Third, the nonperforming bank debts should be transferred to legally separate "bad debt banks" to relieve the ordinary banks of the burden. Only then will banks start making new loans. During the Swedish crisis, each big bank, whether healthy or insolvent, set up a bank to deal with its bad debts because management of bad debts differs from ordinary banking. It is better to have many small banks whose sole concern is bad debts rather than a huge aggregator bank because working out debt requires a lot of management capacity. So far, not one U.S. institution has set up a bank to handle its bad debts, and the credit market remains severely constrained.

Fourth, recapitalization makes sense only after banks' books have been cleansed. Put another way, the Troubled Assets Relief Program has largely been wasted. Both the ordinary banks and those that hold only bad debts would need to replace some lost capital. The government will probably have to provide that capital to the worst-off banks left in state ownership and temporarily help viable but weak private banks. After their balance sheets are cleared, the banks will become attractive to investors again. In Sweden, two big private banks were recapitalized by their shareholders, which proved highly profitable.

Fifth, do not force early sales of assets. One mistake of the Lehman Brothers bankruptcy and the AIG "rescue" was that both institutions were forced into fire sales of huge assets. By contrast, the Swedish bad-debt banks sold off their assets over several years, getting decent prices and not depressing asset markets. In the end, they actually made slight profits. Only one big Swedish bank was nationalized, and it was gradually privatized to generate maximum profit to the government. Although total bank losses were at least 12 percent of gross domestic product, the government intervention was fully repaid. The current U.S. financial losses, which the International Monetary Fund estimates at 16 percent of GDP, are worse.

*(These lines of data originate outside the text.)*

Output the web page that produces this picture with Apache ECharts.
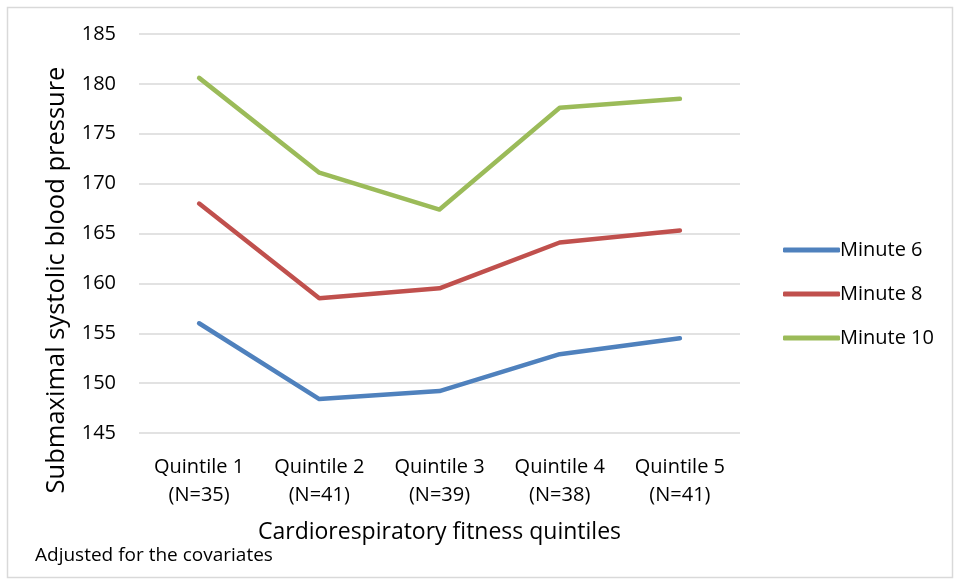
<!DOCTYPE html>
<html>
<head>
<meta charset="utf-8">
<script src="https://cdn.jsdelivr.net/npm/echarts@6/dist/echarts.min.js"></script>
<style>html,body{margin:0;padding:0;background:#fff}#c{width:955px;height:579px}</style>
</head>
<body>
<div id="c"></div>
<script>
const categories = ['Quintile 1\n(N=35)', 'Quintile 2\n(N=41)', 'Quintile 3\n(N=39)', 'Quintile 4\n(N=38)', 'Quintile 5\n(N=41)'];
const minute6 = [156.0, 148.4, 149.2, 152.9, 154.5];
const minute8 = [168.0, 158.5, 159.5, 164.1, 165.3];
const minute10 = [180.6, 171.1, 167.4, 177.6, 178.5];
const seriesNames = ['Minute 6', 'Minute 8', 'Minute 10'];
const yTitle = 'Submaximal systolic blood pressure';
const xTitle = 'Cardiorespiratory fitness quintiles';
const footnote = 'Adjusted for the covariates';

const font = '"Open Sans", "Noto Sans", sans-serif';
const colors = ['#4F81BD', '#C0504D', '#9BBB59'];
const chart = echarts.init(document.getElementById('c'), null, {renderer: 'canvas'});
const dataList = [minute6, minute8, minute10];
chart.setOption({
  animation: false,
  color: colors,
  textStyle: {fontFamily: font},
  grid: {left: 139, right: 215, top: 34, bottom: 146},
  legend: {
    orient: 'vertical', left: 778, top: 235,
    itemWidth: 57, itemHeight: 5, itemGap: 24, icon: 'roundRect',
    textStyle: {fontFamily: font, fontSize: 20, color: '#000', padding: [0, 0, 0, -5]},
    data: seriesNames
  },
  xAxis: {
    type: 'category', data: categories, boundaryGap: true,
    axisLine: {show: false}, axisTick: {show: false},
    axisLabel: {fontFamily: font, fontSize: 20, color: '#000', lineHeight: 28, margin: 20},
    name: xTitle, nameLocation: 'middle', nameGap: 88,
    nameTextStyle: {fontFamily: font, fontSize: 23, color: '#000'}
  },
  yAxis: {
    type: 'value', min: 145, max: 185, interval: 5,
    axisLine: {show: false}, axisTick: {show: false},
    axisLabel: {fontFamily: font, fontSize: 20, color: '#000', margin: 23},
    splitLine: {lineStyle: {color: '#D9D9D9', width: 1.5}}
  },
  series: seriesNames.map((n, i) => ({
    name: n, type: 'line', data: dataList[i], symbol: 'none',
    lineStyle: {width: 4.5, color: colors[i], cap: 'round', join: 'round'},
    itemStyle: {color: colors[i]}
  })),
  graphic: [
    {type: 'rect', left: 5, top: 5, shape: {width: 945, height: 570}, style: {fill: 'none', stroke: '#D9D9D9', lineWidth: 1.5}, silent: true},
    {type: 'text', x: 57, y: 280, rotation: Math.PI / 2, style: {text: yTitle, fontFamily: font, fontSize: 25.5, fill: '#000', align: 'center', verticalAlign: 'middle'}},
    {type: 'text', left: 35, top: 546, style: {text: footnote, fontFamily: font, fontSize: 19, fill: '#000'}}
  ]
});
</script>
</body>
</html>
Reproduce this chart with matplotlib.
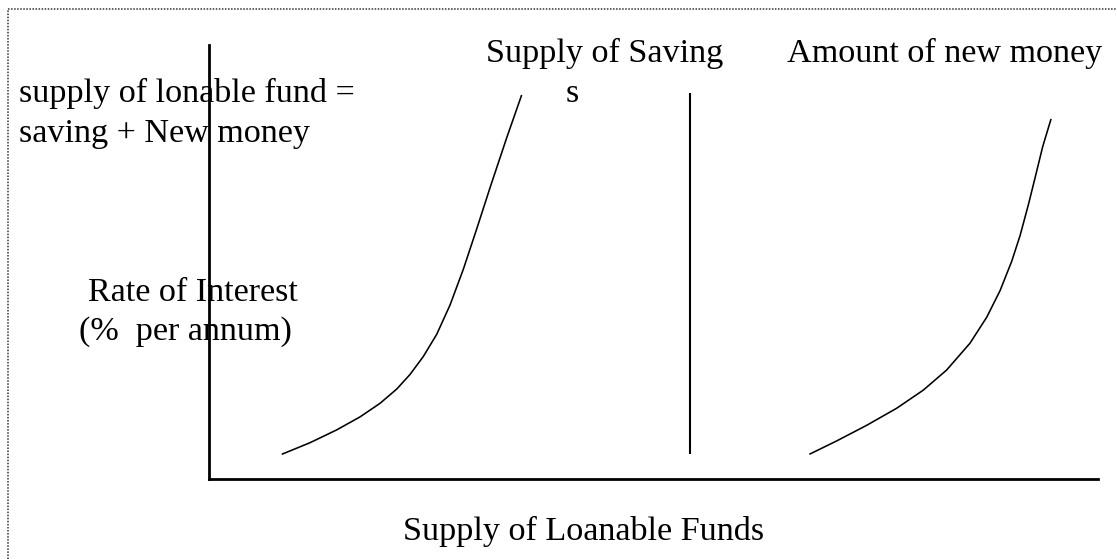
import matplotlib
matplotlib.use("Agg")
import matplotlib.pyplot as plt
from matplotlib.lines import Line2D

plt.rcParams['font.family'] = ['Liberation Serif', 'DejaVu Serif']

# curves in axis units (0-100 on both axes)
saving_x = [8.18, 11.36, 14.36, 16.99, 19.24, 21.11, 22.61, 24.11, 25.61, 27.11, 28.61, 30.11, 31.61, 33.49, 35.17]
saving_y = [5.69, 8.36, 11.31, 14.31, 17.44, 20.71, 24.08, 28.23, 33.32, 40.07, 48.34, 57.60, 67.10, 78.64, 88.48]

money_x = [67.53, 70.61, 73.98, 77.36, 80.35, 82.98, 85.60, 87.48, 88.98, 90.29, 91.23, 92.16, 92.91, 93.78, 94.72]
money_y = [5.69, 8.78, 12.37, 16.31, 20.48, 25.12, 31.29, 37.26, 43.39, 50.14, 56.06, 63.13, 69.31, 76.59, 82.97]

vert_x = [54.05, 54.05]
vert_y = [5.69, 88.94]

W, H = 1117, 559
fig = plt.figure(figsize=(W / 100, H / 100), dpi=100)
ax = fig.add_axes([209 / W, 1 - 479 / H, 889 / W, 434 / H])
ax.set_xlim(0, 100)
ax.set_ylim(0, 100)
ax.set_xticks([])
ax.set_yticks([])
for s in ['top', 'right']:
    ax.spines[s].set_visible(False)
for s in ['left', 'bottom']:
    ax.spines[s].set_linewidth(2.0)
    ax.spines[s].set_color('black')
ax.patch.set_alpha(0)

line_kw = dict(color='black', clip_on=False, solid_capstyle='butt', solid_joinstyle='round')
ax.plot(saving_x, saving_y, lw=1.15, **line_kw)
ax.plot(money_x, money_y, lw=1.15, **line_kw)
ax.plot(vert_x, vert_y, lw=1.5, **line_kw)

# dotted frame (only top and left visible)
fig.add_artist(Line2D([8 / W, 1.0], [1 - 9 / H, 1 - 9 / H], transform=fig.transFigure,
                      color='#333333', lw=1.1, linestyle=(0, (1, 1))))
fig.add_artist(Line2D([8 / W, 8 / W], [0.0, 1 - 9 / H], transform=fig.transFigure,
                      color='#333333', lw=1.1, linestyle=(0, (1, 1))))

fs = 24.6
def label(px, base, txt, ha='left'):
    fig.text(px / W, 1 - base / H, txt, fontsize=fs, ha=ha, va='baseline', color='black')

label(19, 102, 'supply of lonable fund =')
label(19, 142, 'saving + New money')
label(486, 62, 'Supply of Saving')
label(572, 102, 's', ha='center')
label(787, 62, 'Amount of new money')
label(88, 301, 'Rate of Interest')
label(79, 340, '(%  per annum)')
label(403, 540, 'Supply of Loanable Funds')

fig.savefig('out.png', dpi=100)
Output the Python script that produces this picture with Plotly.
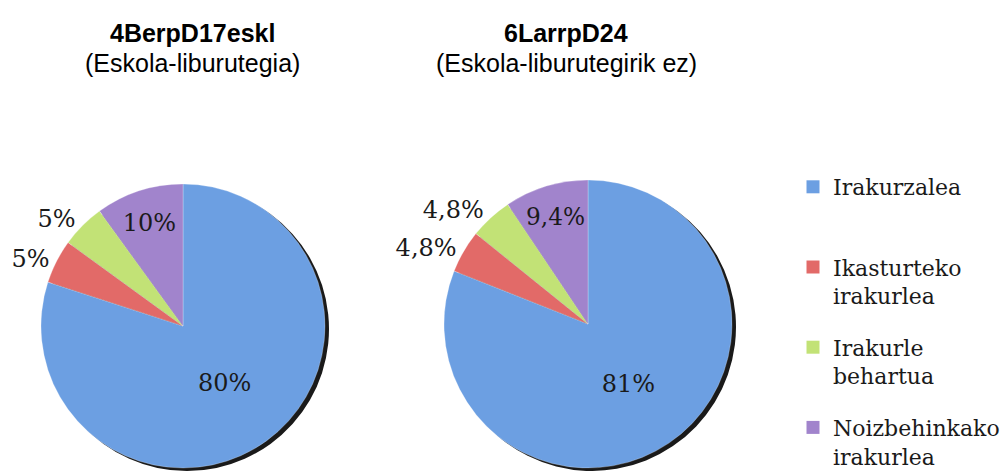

When Sweden dealt with its bank crisis, it had a conservative government headed by Carl Bildt, now the foreign minister. It wanted to save and expand the private banking system, and it did, while minimizing public expense.

By contrast, the Bush administration's actions convinced the market that it had no principles, only personal relationships. Bad debts continue to weigh down the banks, which are hoarding the government funds that have been injected into them. Huge concealed bad debts are like a cancer that impairs the entire banking system, minimizing its lending and depressing its stock prices.

Only fools pour money into black holes. If the Obama administration wants to resolve the banking crisis, it needs to act more quickly and transparently.

The writer is a senior fellow at the Peterson Institute for International Economics."

Me:

"By contrast, the Swedish bad-debt banks sold off their assets over several years, getting decent prices and not depressing asset markets. In the end, they actually made slight profits. Only one big Swedish bank was nationalized, and it was gradually privatized to generate maximum profit to the government. Although total bank losses were at least 12 percent of gross domestic product, the government intervention was fully repaid. The current U.S. financial losses, which the International Monetary Fund estimates at 16 percent of GDP, are worse.

When Sweden dealt with its bank crisis, it had a conservative government headed by Carl Bildt, now the foreign minister. It wanted to save and expand the private banking system, and it did, while minimizing public expense. "

Many of us predicted what you have just described as the problems that would occur if a Swedish Type Plan was not adopted in September. We were not recommending all banks be taken over. We were recommending that the option be open for the government, because the interests of the taxpayers should come first.As you say, many who backed the plan in Sweden wanted a quick return to the private sector for these banks. That was in fact the argument that many of us made. Namely, that if you wanted a quick and cost efficient plan to get the government out of the banking business in the real world, you would choose a version of the Swedish Plan, and not a Hybrid like TARP. Does anyone really doubt that now?